The staff allocation shown to council apportions the draft 14.5 million roughly as follows:
- Police/public safety: ~43% (about $6.2 million of the $14.5M package), focused on patrol capacity, investigators, traffic enforcement, support staff and a dedicated emergency manager. Presenters said added officers and support would reduce mandatory overtime and increase the department’s ability to participate in regional task forces.
- Parks and recreation: ~21% (about $3.0 million), targeted at restoring maintenance staffing, irrigation and restroom service levels, deferred‑maintenance project management, environmental stewardship positions and operations at the Francis Anderson Center and Yost Pool.
- Streets and sidewalks (public works): ~14% (about $2.0 million), earmarked to restore pavement overlays, ADA ramps and a concrete/sidewalk crew that had been cut.
- Planning and economic development: smaller share for restoring staff levels, housing‑action work and an economic development program manager to support long‑term planning.
- Building/facilities: about $1.2 million in levy support for custodial services, building maintenance and oversight of aging systems.

Staff emphasized the presentation was a policy discussion, not a final package. “We are hoping to stay at the policy level,” Todd said. The mayor and staff invited input from the council and the public on how to adjust both the proportions and the program content before the formal mid‑biennial ordinance is drafted.

How staff say the city achieved prior savings

Council members heard a staff summary of about $8 million of savings and one‑time actions already taken to rebalance the budget, which staff said came from five approaches: staffing changes, program reductions, delayed purchases, other departmental spending reductions and asset sales/sharing.

The mayor (presenter) told the council the staffing reductions and related personnel actions accounted for the largest share — roughly $7 million — and affected about 130 individual positions in various ways (eliminations, unfundings, furloughs and delayed fills). Other program and purchase savings itemized in the briefing included an $87,000 reduction from program eliminations, $620,000 of delayed or canceled equipment purchases and about $479,000 from vehicle and equipment sales and regional service collaborations. Staff characterized the $8 million as the combined effect of those steps.

Revenue outlook and near‑term risk

Richard (finance staff) led a presentation of preliminary 2025 projections and the near‑term revenue outlook. He told the council staff are taking a conservative approach after reviewing seven months of activity and other indicators. “Sales taxes are looking at about $900,000. They're gonna come in lower than we budgeted this year,” Richard said, adding that red‑light camera and other charges were also expected to come in below the originally adopted budget.

As a result of the revenue and expenditure updates, staff’s current projection for the city’s 2025 year‑end general fund position is a fund balance near $3.0 million on a preliminary basis, after the adjustments shown at the retreat. Staff cautioned those numbers could change before the formal budget amendment, and they said they’ll continue monthly reporting to council as the year progresses.
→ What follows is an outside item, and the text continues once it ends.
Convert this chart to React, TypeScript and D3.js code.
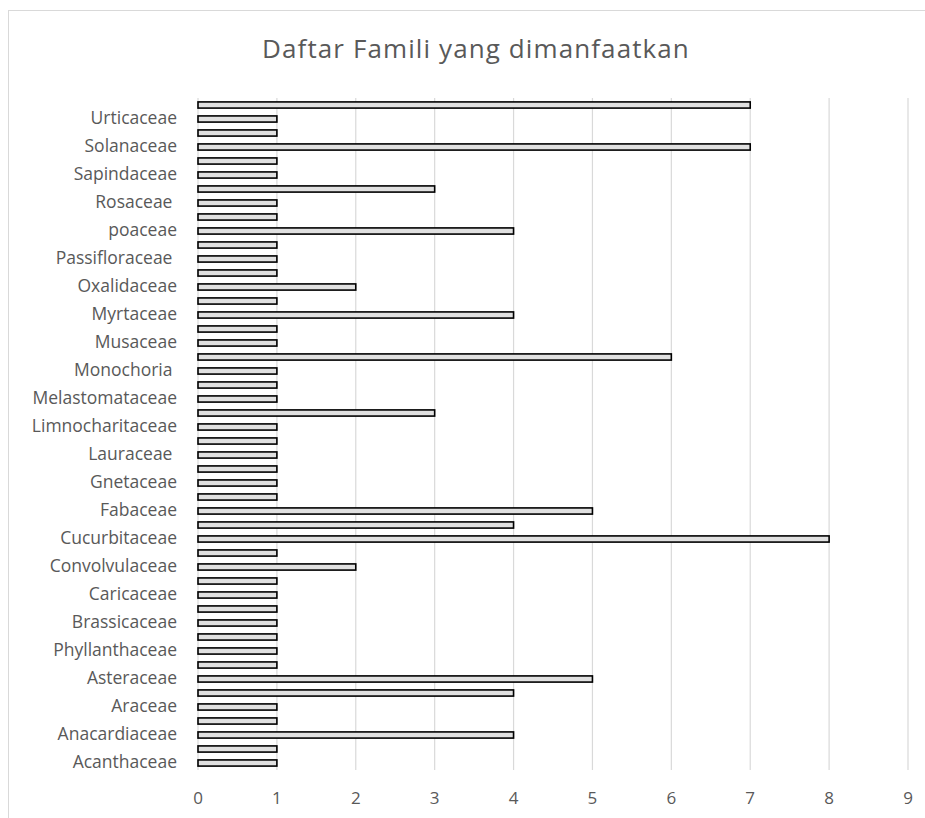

Formal steps and other fiscal tools

Council members were reminded of the formal steps required by state law and local policy. Bailey noted state law requires a mid‑biennial review following adoption of a binding biennial budget and that the council’s action on any changes will come as an ordinance amending the adopted biennium. Staff also said the city recently adopted a public safety sales tax ordinance (PSST) by council action in August; Todd said that ordinance was adopted Aug. 19 and became effective Aug. 27 and that staff are preparing to route PSST receipts to criminal‑justice purposes as required.

Other fiscal options raised during the retreat included a staff review of a possible municipal business (B&O) tax. Staff told council the B&O option requires detailed outreach and revenue modeling because state reporting does not directly show how much business occurs inside a single city; staff said accurate revenue estimates would require more data and outreach before any proposal could be placed before council or voters.
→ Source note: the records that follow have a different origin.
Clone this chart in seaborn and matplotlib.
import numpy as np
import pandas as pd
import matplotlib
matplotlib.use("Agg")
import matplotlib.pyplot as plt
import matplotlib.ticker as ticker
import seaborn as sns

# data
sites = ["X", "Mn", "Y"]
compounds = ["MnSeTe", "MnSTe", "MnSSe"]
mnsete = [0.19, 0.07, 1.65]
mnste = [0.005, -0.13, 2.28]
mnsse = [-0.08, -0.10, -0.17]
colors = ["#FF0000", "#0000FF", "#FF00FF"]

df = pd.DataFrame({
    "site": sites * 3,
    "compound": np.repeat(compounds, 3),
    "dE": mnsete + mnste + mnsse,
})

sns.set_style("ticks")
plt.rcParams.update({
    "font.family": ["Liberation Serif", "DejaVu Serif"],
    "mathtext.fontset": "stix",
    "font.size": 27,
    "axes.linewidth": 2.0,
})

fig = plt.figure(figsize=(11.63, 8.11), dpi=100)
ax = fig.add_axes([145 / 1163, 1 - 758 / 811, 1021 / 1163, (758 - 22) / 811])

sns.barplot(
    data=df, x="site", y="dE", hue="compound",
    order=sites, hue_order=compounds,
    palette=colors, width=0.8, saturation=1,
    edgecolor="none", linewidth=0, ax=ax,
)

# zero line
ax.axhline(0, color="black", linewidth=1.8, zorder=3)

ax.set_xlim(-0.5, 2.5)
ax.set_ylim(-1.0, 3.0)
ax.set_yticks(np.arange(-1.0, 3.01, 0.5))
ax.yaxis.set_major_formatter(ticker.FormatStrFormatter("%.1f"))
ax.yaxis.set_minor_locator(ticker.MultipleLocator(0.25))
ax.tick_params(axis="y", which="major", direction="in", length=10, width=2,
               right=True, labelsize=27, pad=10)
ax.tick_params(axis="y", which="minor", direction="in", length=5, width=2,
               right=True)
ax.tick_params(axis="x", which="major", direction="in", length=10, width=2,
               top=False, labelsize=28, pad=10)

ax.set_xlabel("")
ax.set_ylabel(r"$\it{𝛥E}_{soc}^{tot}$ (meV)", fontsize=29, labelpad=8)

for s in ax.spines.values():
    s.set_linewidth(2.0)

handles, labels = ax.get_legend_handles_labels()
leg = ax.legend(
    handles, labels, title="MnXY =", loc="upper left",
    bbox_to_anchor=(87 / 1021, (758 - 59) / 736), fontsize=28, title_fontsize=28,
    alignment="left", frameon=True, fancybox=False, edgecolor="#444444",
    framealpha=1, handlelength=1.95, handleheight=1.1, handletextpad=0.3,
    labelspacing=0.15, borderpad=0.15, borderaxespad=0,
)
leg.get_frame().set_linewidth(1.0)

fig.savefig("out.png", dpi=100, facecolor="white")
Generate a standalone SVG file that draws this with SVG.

What council did and next steps

No final budget amendment or levy decision was adopted at the retreat. The retreat produced policy direction for staff work: finalize assumptions and scenario packages, complete outreach and prepare a mayoral mid‑biennial budget update by the end of September, then proceed through the formal ordinance, public hearing and adoption process.

Staff said the mid‑biennial ordinance will be drafted to amend the existing two‑year budget rather than replace it; Bailey reminded the council, “you can always amend the budget again” as circumstances change.
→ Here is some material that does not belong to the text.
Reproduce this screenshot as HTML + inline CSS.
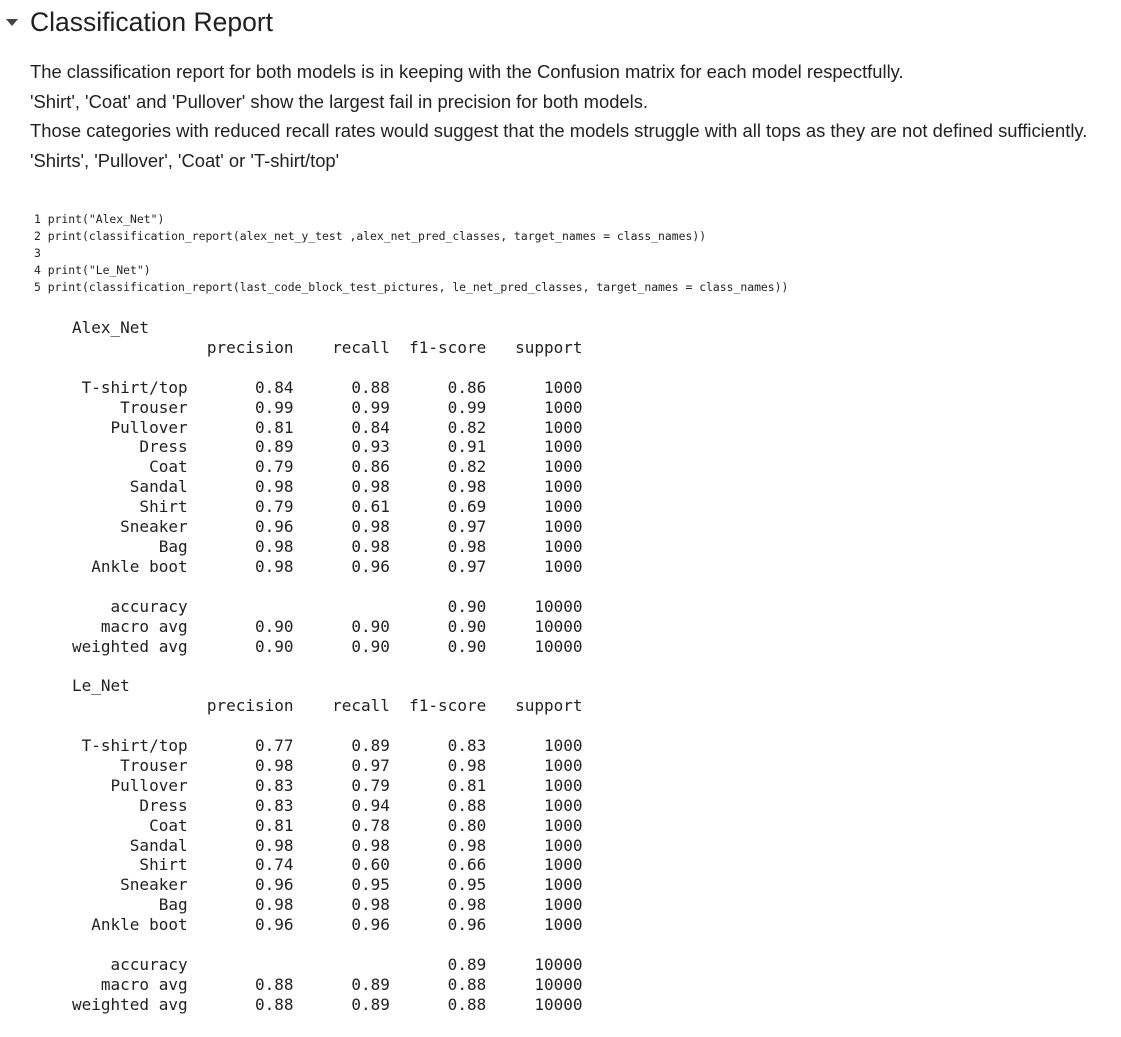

Council members asked staff for additional detail ahead of the formal amendment — specifically: clearer before/after comparisons showing what would be funded at the existing $6 million levy piece versus the additional $8.5 million, more precise estimates of revenue offsets tied to restored programs (parking enforcement, recreation fees), and outcomes/metrics that would let the council track whether added positions and programs achieve the intended results. Several council members asked staff to include risk and claims information from the city’s insurer to help prioritize capital and sidewalk work.

The council directed staff to return with more detailed decision packages, clearer revenue offsets where they exist, and suggestions for near‑term actions that could be scaled if the levy measure receives less than the full proposed amount.

Ending note

Staff stressed the projection work is preliminary and that the mid‑biennial amendment process will include additional public hearings and an ordinance council must adopt to change appropriations. Councilmembers and staff said they would continue the policy discussion and refine package details before the formal mid‑biennial ordinance is introduced to the council.